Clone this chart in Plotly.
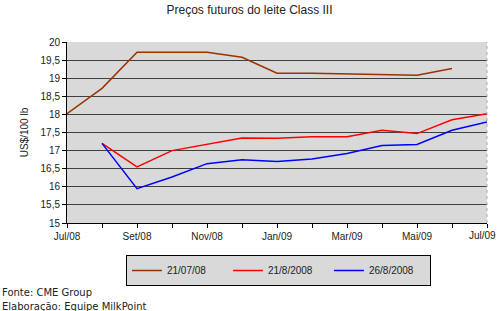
import plotly.graph_objects as go

months = ["Jul/08", "Ago/08", "Set/08", "Out/08", "Nov/08", "Dez/08", "Jan/09",
          "Fev/09", "Mar/09", "Abr/09", "Mai/09", "Jun/09", "Jul/09"]
tick_labels = ["Jul/08", "", "Set/08", "", "Nov/08", "", "Jan/09",
               "", "Mar/09", "", "Mai/09", "", "Jul/09"]
s_210708 = [18.02, 18.72, 19.72, 19.72, 19.72, 19.58, 19.14, 19.14, 19.12, 19.08, 19.08, 19.27, None]
s_210808 = [None, 17.2, 16.55, 17.0, 17.17, 17.35, 17.34, 17.38, 17.38, 17.56, 17.47, 17.85, 18.02]
s_260808 = [None, 17.2, 15.95, 16.27, 16.64, 16.75, 16.7, 16.77, 16.92, 17.14, 17.17, 17.56, 17.79]
y_ticks = [15, 15.5, 16, 16.5, 17, 17.5, 18, 18.5, 19, 19.5, 20]

x = list(range(len(months)))
FONT = "Liberation Sans"
FOOT = "DejaVu Sans"

fig = go.Figure()
for name, vals, col in [("21/07/08", s_210708, "#993300"),
                        ("21/8/2008", s_210808, "#FF0000"),
                        ("26/8/2008", s_260808, "#0000FF")]:
    fig.add_trace(go.Scatter(x=x, y=vals, name=name, mode="lines",
                             line=dict(color=col, width=1.5)))

# last tick label is drawn as annotation so it stays inside the picture
axis_labels = tick_labels[:-1] + [""]

fig.update_layout(
    width=499, height=311,
    margin=dict(l=67, r=12, t=42, b=88, autoexpand=False),
    paper_bgcolor="white", plot_bgcolor="#D9D9D9",
    separators=",.",
    font=dict(family=FONT, size=10, color="#222"),
    title=dict(text="Preços futuros do leite Class III", x=0.5, xanchor="center",
               y=0.968, yanchor="middle", font=dict(family=FONT, size=12, color="#222")),
    showlegend=True,
    legend=dict(orientation="h", xref="container", yref="container",
                x=0.558, xanchor="center", y=1 - 255 / 311, yanchor="top",
                bgcolor="#D9D9D9", bordercolor="black", borderwidth=1,
                font=dict(family=FONT, size=10, color="#222"), itemwidth=30,
                entrywidth=56, tracegroupgap=0),
)
fig.update_xaxes(range=[0, 12], tickvals=x, ticktext=axis_labels, showgrid=False,
                 showline=True, linecolor="black", linewidth=1, ticks="outside",
                 ticklen=4, tickcolor="black", tickfont=dict(family=FONT, size=10),
                 zeroline=False)
fig.update_yaxes(range=[15, 20], tickvals=y_ticks,
                 ticktext=[str(v).replace(".", ",").replace(",0", "") for v in y_ticks],
                 showgrid=True, gridcolor="#404040", gridwidth=1,
                 showline=True, linecolor="black", linewidth=1, ticks="outside",
                 ticklen=4, tickcolor="black", mirror=False, zeroline=False,
                 title=dict(text="US$/100 lb", font=dict(family=FONT, size=10), standoff=10),
                 tickfont=dict(family=FONT, size=10))
fig.add_shape(type="line", xref="paper", yref="paper", x0=1, x1=1, y0=0, y1=1,
              line=dict(color="#AAAAAA", width=1, dash="dot"))
fig.add_annotation(text=tick_labels[-1], xref="paper", yref="paper",
                   x=1 + 11.5 / 420, xanchor="right", y=0, yanchor="top", yshift=-5,
                   showarrow=False, font=dict(family=FONT, size=10, color="#222"))
fig.add_annotation(text="Fonte: CME Group", xref="paper", yref="paper",
                   x=-67/420, xanchor="left", y=-69/181, yanchor="middle",
                   showarrow=False, font=dict(family=FOOT, size=10, color="#222"))
fig.add_annotation(text="Elaboração: Equipe MilkPoint", xref="paper", yref="paper",
                   x=-67/420, xanchor="left", y=-83/181, yanchor="middle",
                   showarrow=False, font=dict(family=FOOT, size=10, color="#222"))

fig.write_html("out.html")
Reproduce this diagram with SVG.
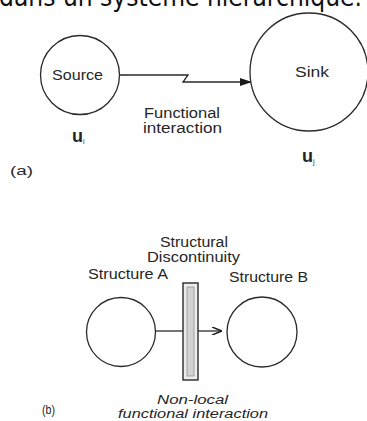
<svg xmlns="http://www.w3.org/2000/svg" width="367" height="421" viewBox="0 0 367 421">
<defs>
<style>
text{font-family:"Liberation Sans",Arial,sans-serif;fill:#262626}
.lbl{font-size:14px}
.it{font-size:12.5px;font-style:italic}
.cap{font-size:12px}
.sub{font-size:18px;font-weight:bold}
.node{fill:#fff;stroke:#2a2a2a;stroke-width:1.3}
.line{fill:none;stroke:#2a2a2a;stroke-width:1.3}
</style>
<marker id="ah" viewBox="0 0 12 8" refX="12" refY="4" markerWidth="12" markerHeight="8" markerUnits="userSpaceOnUse" orient="auto">
<path d="M0,0 L12,4 L0,8 Z" fill="#1a1a1a"/>
</marker>
<marker id="ah2" viewBox="0 0 10 8" refX="10" refY="4" markerWidth="10" markerHeight="8" markerUnits="userSpaceOnUse" orient="auto">
<path d="M0,0 L10,4 L0,8" fill="none" stroke="#1a1a1a" stroke-width="1.5"/>
</marker>
</defs>
<rect width="367" height="421" fill="#fff"/>
<text x="-1" y="6" font-size="26" textLength="363" lengthAdjust="spacingAndGlyphs" style="font-family:'DejaVu Sans',sans-serif;fill:#111">dans un système hiérarchique.</text>

<g id="connectors">
<polyline class="line" points="120,75 188,75 183,82 252,82" marker-end="url(#ah)"/>
<line class="line" x1="155" y1="331" x2="183" y2="331"/>
<line class="line" x1="198" y1="331" x2="222" y2="331" marker-end="url(#ah2)"/>
</g>

<g id="source">
<circle class="node" cx="80" cy="75" r="39.5"/>
<text class="lbl" x="52" y="80" textLength="51" lengthAdjust="spacingAndGlyphs">Source</text>
<text class="sub" x="72" y="142">u<tspan font-size="7" font-weight="normal" dy="2">i</tspan></text>
</g>

<g id="sink">
<circle class="node" cx="309" cy="72" r="59"/>
<text class="lbl" x="295" y="77" textLength="34" lengthAdjust="spacingAndGlyphs">Sink</text>
<text class="sub" x="302" y="162">u<tspan font-size="7" font-weight="normal" dy="2">j</tspan></text>
</g>

<g id="functional-label">
<text class="lbl" x="144" y="118" textLength="76" lengthAdjust="spacingAndGlyphs">Functional</text>
<text class="lbl" x="143" y="133" textLength="79" lengthAdjust="spacingAndGlyphs">interaction</text>
</g>
<text class="cap" x="10" y="175" textLength="23" lengthAdjust="spacingAndGlyphs">(a)</text>

<g id="discontinuity">
<text class="lbl" x="160" y="247" textLength="68" lengthAdjust="spacingAndGlyphs">Structural</text>
<text class="lbl" x="147" y="262" textLength="93" lengthAdjust="spacingAndGlyphs">Discontinuity</text>
<rect x="183" y="283" width="15" height="97" fill="#ececec" stroke="#2a2a2a" stroke-width="1.4"/>
<rect x="187" y="287" width="7" height="89" fill="#d2d2d2" stroke="#888" stroke-width="0.7"/>
</g>

<g id="structure-a">
<text class="lbl" x="88" y="279" textLength="80" lengthAdjust="spacingAndGlyphs">Structure A</text>
<circle class="node" cx="121" cy="332" r="34.5"/>
</g>

<g id="structure-b">
<text class="lbl" x="229" y="282" textLength="79" lengthAdjust="spacingAndGlyphs">Structure B</text>
<circle class="node" cx="262" cy="332" r="35"/>
</g>

<g id="nonlocal-label">
<text class="it" x="157" y="404" textLength="71" lengthAdjust="spacingAndGlyphs">Non-local</text>
<text class="it" x="118" y="418" textLength="150" lengthAdjust="spacingAndGlyphs">functional interaction</text>
</g>
<text class="cap" x="42" y="414" font-size="11" textLength="13" lengthAdjust="spacingAndGlyphs">(b)</text>
</svg>
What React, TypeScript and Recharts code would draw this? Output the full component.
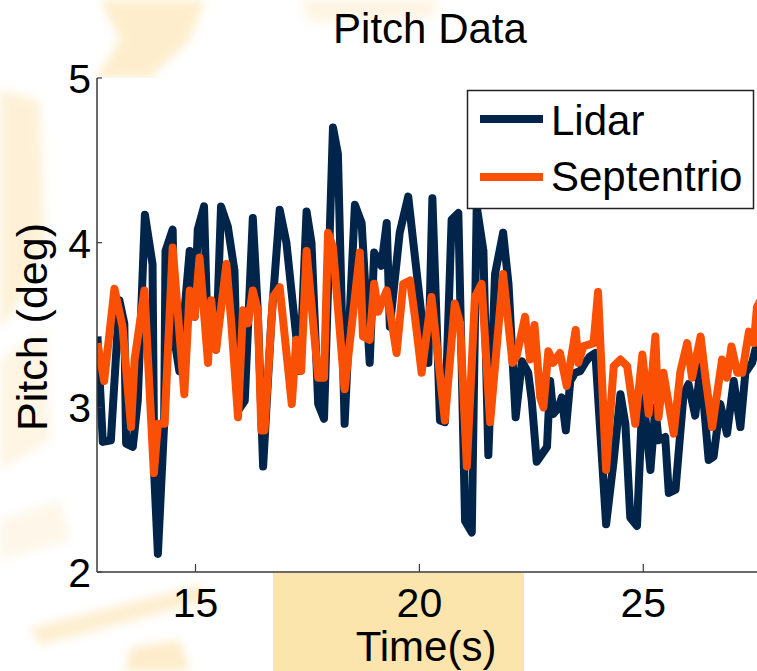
import React from 'react';
import { LineChart, Line, XAxis, YAxis } from 'recharts';

// Lidar pitch samples (time in s, pitch in deg)
const lidarTime = [
  12.81, 12.93, 13.11, 13.3, 13.41, 13.45, 13.6, 13.71, 13.87, 14.04,
  14.08, 14.16, 14.3, 14.33, 14.49, 14.53, 14.64, 14.87, 14.98, 15.05,
  15.19, 15.28, 15.35, 15.46, 15.57, 15.72, 15.87, 15.95, 16.1, 16.28,
  16.39, 16.51, 16.69, 16.88, 17.03, 17.33, 17.48, 17.59, 17.74, 17.87,
  18.07, 18.18, 18.33, 18.56, 18.71, 18.89, 18.99, 19.15, 19.27, 19.34,
  19.56, 19.75, 20.05, 20.2, 20.29, 20.46, 20.57, 20.72, 20.87, 21.02,
  21.17, 21.28, 21.43, 21.54, 21.69, 21.87, 21.99, 22.15, 22.29, 22.43,
  22.51, 22.62, 22.85, 22.92, 22.99, 23.11, 23.18, 23.27, 23.37, 23.48,
  23.59, 23.7, 23.81, 23.93, 24.17, 24.34, 24.49, 24.6, 24.71, 24.86,
  24.99, 25.16, 25.27, 25.34, 25.49, 25.57, 25.72, 25.9, 26.01, 26.16,
  26.28, 26.46, 26.57, 26.72, 26.87, 27.02, 27.17, 27.28, 27.43, 27.54, 27.62,
];
const lidarPitch = [
  3.43, 2.79, 2.8, 3.65, 3.51, 2.78, 2.76, 3.04, 4.17, 3.87,
  2.58, 2.11, 2.9, 3.95, 4.08, 3.41, 3.22, 3.95, 3.55, 4.08,
  4.22, 3.35, 3.59, 3.35, 4.22, 4.1, 3.83, 2.98, 3.04, 4.15,
  3.59, 2.64, 3.51, 4.2, 4.0, 3.22, 4.19, 4.0, 3.02, 2.93,
  4.7, 4.54, 2.9, 4.23, 4.12, 3.27, 3.94, 3.86, 4.12, 3.49,
  4.06, 4.28, 3.55, 3.27, 4.27, 2.92, 2.91, 4.14, 4.18, 2.31,
  2.24, 4.22, 3.95, 2.71, 3.81, 4.06, 3.75, 2.94, 3.28, 3.21,
  3.04, 2.67, 2.76, 3.16, 2.96, 3.0, 3.06, 2.86, 3.16, 3.21,
  3.22, 3.27, 3.31, 3.33, 2.29, 2.68, 3.08, 2.9, 2.33, 2.28,
  3.1, 2.62, 3.0, 2.8, 2.82, 2.48, 2.5, 3.08, 3.14, 2.95,
  3.25, 2.68, 2.7, 3.02, 2.84, 3.16, 2.88, 3.21, 3.27, 3.39, 3.42,
];

// Septentrio pitch samples (time in s, pitch in deg)
const septTime = [
  12.81, 12.96, 13.19, 13.37, 13.56, 13.64, 13.86, 14.07, 14.16, 14.31,
  14.49, 14.75, 14.87, 14.98, 15.09, 15.28, 15.35, 15.46, 15.69, 15.8,
  15.95, 16.06, 16.17, 16.28, 16.39, 16.47, 16.54, 16.73, 16.88, 17.15,
  17.25, 17.36, 17.48, 17.74, 17.87, 17.96, 18.07, 18.33, 18.67, 18.74,
  18.89, 18.99, 19.08, 19.27, 19.49, 19.64, 19.79, 19.9, 20.05, 20.27,
  20.57, 20.79, 20.91, 21.06, 21.24, 21.39, 21.58, 21.87, 22.08, 22.17,
  22.36, 22.47, 22.57, 22.7, 22.77, 22.88, 22.99, 23.14, 23.29, 23.49,
  23.55, 23.66, 23.89, 23.99, 24.17, 24.34, 24.49, 24.64, 24.82, 24.98,
  25.12, 25.27, 25.34, 25.45, 25.68, 25.83, 25.98, 26.09, 26.28, 26.39,
  26.54, 26.76, 26.87, 26.97, 27.1, 27.21, 27.36, 27.47, 27.54, 27.62,
];
const septPitch = [
  3.39, 3.16, 3.72, 3.49, 2.88, 3.29, 3.71, 2.6, 2.9, 2.9,
  3.97, 3.08, 3.71, 3.55, 3.91, 3.27, 3.65, 3.35, 3.87, 3.51,
  2.94, 3.59, 3.51, 3.71, 3.59, 2.86, 2.86, 3.67, 3.73, 3.02,
  3.41, 3.22, 3.95, 3.18, 3.18, 4.06, 3.97, 3.11, 3.94, 3.43,
  3.41, 3.75, 3.58, 3.71, 3.33, 3.75, 3.77, 3.55, 3.21, 3.67,
  2.92, 3.63, 3.51, 2.64, 3.67, 3.75, 2.91, 3.81, 3.27, 3.31,
  3.55, 3.29, 3.5, 3.06, 3.0, 3.34, 3.27, 3.33, 3.13, 3.47,
  3.27, 3.37, 3.39, 3.7, 2.62, 3.25, 3.29, 3.25, 2.9, 3.32,
  2.96, 3.43, 2.94, 3.21, 2.84, 3.22, 3.39, 3.18, 3.43, 3.18,
  2.88, 3.29, 3.18, 3.37, 3.21, 3.21, 3.46, 3.39, 3.61, 3.65,
];

const timeTicks = [15, 20, 25];
const pitchTicks = [2, 3, 4, 5];
const timeDomain = [12.8, 27.54];
const pitchDomain = [2, 5];

const seriesNames = ['Lidar', 'Septentrio'];
const seriesColors = ['#00244a', '#f95006'];

const lidarRows = lidarTime.map((t, i) => ({ t, pitch: lidarPitch[i] }));
const septRows = septTime.map((t, i) => ({ t, pitch: septPitch[i] }));

const FONT = '"Liberation Sans", Arial, Helvetica, sans-serif';
const W = 757;
const H = 671;
const AXIS = '#3a3a3a';

const XTick = (props: any) => {
  const { x, y, payload } = props;
  return (
    <g>
      <line x1={x} x2={x} y1={y} y2={y - 8} stroke={AXIS} strokeWidth={1.2} />
      <text x={x} y={y + 45} textAnchor="middle" fontSize={41} fontFamily={FONT} fill="#000">
        {payload.value}
      </text>
    </g>
  );
};

const YTick = (props: any) => {
  const { x, y, payload } = props;
  return (
    <g>
      <line x1={x} x2={x + 5} y1={y} y2={y} stroke={AXIS} strokeWidth={1.2} />
      <text x={x - 6} y={y + 15} textAnchor="end" fontSize={41} fontFamily={FONT} fill="#000">
        {payload.value}
      </text>
    </g>
  );
};

export default function App() {
  return (
    <div
      style={{
        position: 'absolute',
        left: 0,
        top: 0,
        width: W,
        height: H,
        overflow: 'hidden',
        background: '#ffffff',
      }}
    >
      {/* faint slide backdrop behind the figure */}
      <svg width={W} height={H} style={{ position: 'absolute', left: 0, top: 0 }}>
        <defs>
          <filter id="soft" x="-20%" y="-20%" width="140%" height="140%">
            <feGaussianBlur stdDeviation="5" />
          </filter>
        </defs>
        <g filter="url(#soft)" opacity={0.45}>
          <polygon points="100,0 205,0 190,40 150,78 95,78 120,40" fill="#fbd98f" />
          <polygon points="300,0 440,0 430,18 310,22" fill="#fde7bf" />
          <polygon points="0,90 40,100 45,240 20,300 0,330" fill="#fbe0a6" />
          <polygon points="0,360 45,330 50,440 0,470" fill="#fde9c2" />
          <polygon points="30,628 200,585 210,600 40,645" fill="#fbd995" />
          <polygon points="130,648 180,640 190,671 125,671" fill="#fbd58a" />
          <polygon points="0,520 60,500 70,540 0,560" fill="#fdeccd" />
        </g>
        <rect x={273} y={573} width={251} height={98} fill="#fce5ad" />
        <rect x={97} y={78} width={W - 97} height={494} fill="#ffffff" />
      </svg>

      <LineChart
        width={W}
        height={H}
        margin={{ top: 78, right: 0, bottom: 0, left: 0 }}
        style={{ position: 'absolute', left: 0, top: 0 }}
      >
        <XAxis
          type="number"
          dataKey="t"
          domain={timeDomain}
          ticks={timeTicks}
          allowDataOverflow
          height={99}
          tickSize={0}
          tickMargin={0}
          tick={<XTick />}
          tickLine={false}
          axisLine={{ stroke: AXIS, strokeWidth: 1.5 }}
        />
        <YAxis
          type="number"
          domain={pitchDomain}
          ticks={pitchTicks}
          allowDataOverflow
          width={97}
          tickSize={0}
          tickMargin={0}
          tick={<YTick />}
          tickLine={false}
          axisLine={{ stroke: AXIS, strokeWidth: 1.5 }}
        />
        <Line
          data={lidarRows}
          dataKey="pitch"
          name={seriesNames[0]}
          type="linear"
          stroke={seriesColors[0]}
          strokeWidth={8}
          strokeLinejoin="round"
          dot={false}
          activeDot={false}
          isAnimationActive={false}
        />
        <Line
          data={septRows}
          dataKey="pitch"
          name={seriesNames[1]}
          type="linear"
          stroke={seriesColors[1]}
          strokeWidth={8}
          strokeLinejoin="round"
          dot={false}
          activeDot={false}
          isAnimationActive={false}
        />
      </LineChart>

      {/* title, axis labels and legend */}
      <svg width={W} height={H} style={{ position: 'absolute', left: 0, top: 0, pointerEvents: 'none' }}>
        <text x={430} y={43} textAnchor="middle" fontSize={42} fontFamily={FONT} fill="#000">
          Pitch Data
        </text>
        <text x={426} y={661} textAnchor="middle" fontSize={42} fontFamily={FONT} fill="#000">
          Time(s)
        </text>
        <text
          transform="translate(47,327) rotate(-90)"
          textAnchor="middle"
          fontSize={43}
          fontFamily={FONT}
          fill="#000"
        >
          Pitch (deg)
        </text>
        <g>
          <rect x={467.5} y={90.5} width={286} height={118} fill="#ffffff" stroke="#222" strokeWidth={1.5} />
          {seriesNames.map((name, i) => (
            <g key={name}>
              <line
                x1={480}
                x2={543}
                y1={119 + i * 58}
                y2={119 + i * 58}
                stroke={seriesColors[i]}
                strokeWidth={8}
              />
              <text x={551} y={135 + i * 56} fontSize={42} fontFamily={FONT} fill="#000">
                {name}
              </text>
            </g>
          ))}
        </g>
      </svg>
    </div>
  );
}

Instructions for the task -
The material above holds pictures; leave them out. Repeat exactly the lines from the one containing "What React, TypeScript" through the one containing "Line, XAxis, YAxis", and nothing else.

Answer to the problem -
What React, TypeScript and Recharts code would draw this? Output the full component.
import React from 'react';
import { LineChart, Line, XAxis, YAxis } from 'recharts';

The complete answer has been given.